Campaign group Sustainable Shetland has been given a £3,000 boost as its legal challenge over the Viking windfarm project draws nearer a conclusion.
The judicial review into the decision to grant planning permission without having a local public inquiry is expected to conclude at the Court of Session in Edinburgh next week.
One of the UK’s leading conservation charities, the John Muir Trust, has donated £3,000 to help cover Sustainable Shetland’s legal costs.
Permission for the 103-turbine windfarm was granted by the Scottish government in 2010. The group’s legal challenge got under way in January, but was adjourned to see whether the UK government wished to get involved. It resumed in early May but legal wrangling resulted in further delays.
Head of policy at the John Muir Trust Helen McDade said the donation was “in the spirit of solidarity with a besieged community, and in support for a just cause”.
“We are delighted to make this donation to Sustainable Shetland’s legal fund. The Trust joins with the group in demanding an inquiry where the claims of the developers can be rigorously tested.
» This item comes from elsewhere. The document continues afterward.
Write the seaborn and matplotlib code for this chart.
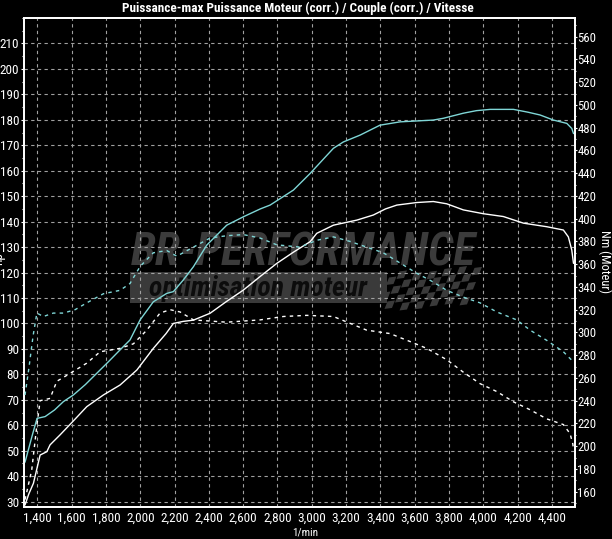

“The development, of 103 turbines, each rising higher than the tallest buildings in Glasgow and Edinburgh, would be visible across most of the Shetland mainland.
“The site will stretch up to 11 miles long and seven miles wide, damaging and destroying precious natural habitats. It will require 65 miles of new roads, up to 10 metres wide, which will be bulldozed through peat and blanket bog, releasing vast quantities of carbon into the atmosphere – contributing to the very greenhouse gas emissions this scheme is supposed to be reducing.
“It will mean the construction of a number of new buildings of concrete and steel, and the excavation of a dozen quarries to provide materials.
“We are 100 per cent behind the legal action by Sustainable Shetland to prevent this ecological catastrophe which would severely impact on Shetland’s reputation as a wonderful natural heritage tourism destination.”
Sustainable Shetland’s judicial challenge centres around a claim that the Scottish government failed to comply with its obligations under the EU Birds Directive – in relation to the windfarm’s potential impact on the whimbrel, a migratory wading bird. The government insists it took the birds directive, and the other concerns of objectors, into consideration when making its decision.